Vistámonos de fiesta, aunque tardemos en conseguir el tejido
impecable que no se deshilacha ni se ensucia ni se transforma en harapos, como
le sucedió a Cenicienta después de las doce. En realidad, ya es nuestro,
lo llevamos puesto bajo los disfraces de escasez, fealdad, pobreza o
dudas. Es el mismo Jesús dándonos vida, Su Vida.
¿De qué sirven los esfuerzos personales del que no acepta que todo
es gracia, derroche generoso, abundancia, don gratuito de Dios? ¿Cuánto
tardarán en ser desenmascarados los que han pretendido saltarse las Leyes para
intentar igualarse a Dios, como hicieron Adán y Eva en el Paraíso?
Son la humildad y la pureza de corazón las que van
desnudándonos de harapos y vestidos sucios, inapropiados para una boda, las que
van descubriendo el albo lino que nos viste de fiesta. Si recuperamos la
inocencia esencial, nuestro será el derecho a participar en el banquete eterno,
aunque hayamos sido grandes pecadores. No en vano, Jesús relató en otra
ocasión la parábola del fariseo y del publicano, para hacernos ver quiénes
serán los elegidos entre los muchos llamados.
Los soberbios, los vanidosos, los tibios y los que se valen de trampas y artificios para pretender colarse en la fiesta no están preparados para disfrutar del banquete y sus manjares. Los que se saltan la Ley del Amor, que incluye todas las demás, serán expulsados de la mesa del Rey del Universo.

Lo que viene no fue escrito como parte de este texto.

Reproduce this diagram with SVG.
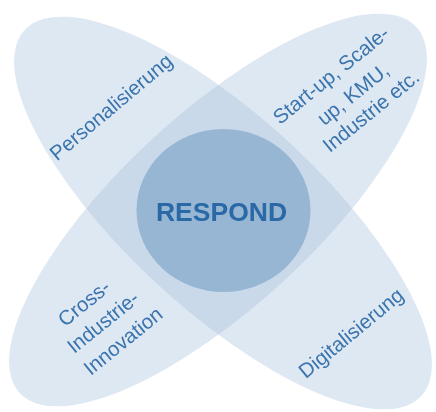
<svg xmlns="http://www.w3.org/2000/svg" width="436" height="412" viewBox="0 0 436 412">
<defs><filter id="soft" x="-5%" y="-5%" width="110%" height="110%"><feGaussianBlur stdDeviation="0.55"/></filter></defs>
<style>
.petal{fill:#a9c3dc;fill-opacity:.38}
.hub{fill:#97b6d3}
text{font-family:"Liberation Sans",Arial,sans-serif;fill:#3a74ae;text-anchor:middle}
.l{font-size:20.5px}
.c{font-size:26.5px;font-weight:bold;fill:#2a68a6}
</style>
<rect width="436" height="412" fill="#fff"/>
<g filter="url(#soft)">
<g id="petal-personalisierung"><ellipse class="petal" rx="278" ry="100" transform="translate(223 213) scale(1 .94) rotate(45)"/><text class="l" transform="translate(111 107) rotate(-40) translate(0 7)">Personalisierung</text></g>
<g id="petal-startup"><ellipse class="petal" rx="278" ry="100" transform="translate(218 210) scale(1 .94) rotate(-45)"/>
<text class="l" transform="translate(331 75) rotate(-39) translate(0 7)">Start-up, Scale-</text>
<text class="l" transform="translate(353 94) rotate(-39) translate(0 7)">up, KMU,</text>
<text class="l" transform="translate(371 111) rotate(-39) translate(0 7)">Industrie etc.</text></g>
<g id="petal-cross">
<text class="l" transform="translate(84 303) rotate(-39) translate(0 7)">Cross-</text>
<text class="l" transform="translate(103 322) rotate(-39) translate(0 7)">Industrie-</text>
<text class="l" transform="translate(123 341) rotate(-39) translate(0 7)">Innovation</text></g>
<g id="petal-digitalisierung"><text class="l" transform="translate(351 333) rotate(-39.5) translate(0 7)">Digitalisierung</text></g>
<g id="hub-respond"><ellipse class="hub" cx="223.5" cy="210.5" rx="87" ry="81.5"/><text class="c" x="221.5" y="221">RESPOND</text></g>
</g>
</svg>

En cambio, los que se han desnudado de seguridades, vanidad, falsas creencias y prejuicios, los que lucen con garbo y prestancia el vestido de la sencillez y la coherencia verán cómo su pasado, todo lo que un día les afeaba o les hacía sentirse indignos de tal celebración, desaparece o se transforma en elegancia, dignidad, belleza transfigurada, como las del Hijo del Rey, con Quien somos Uno.
No volvamos a rechazar la invitación. Acudamos al banquete, desnudos de los harapos de impostores, vestidos con la túnica que nos espera desde antes de todos los tiempos. Y, como dice el Salmo 23, que hoy recitamos: habitaremos en la casa del Señor, nuestro verdadero hogar, por años sin término.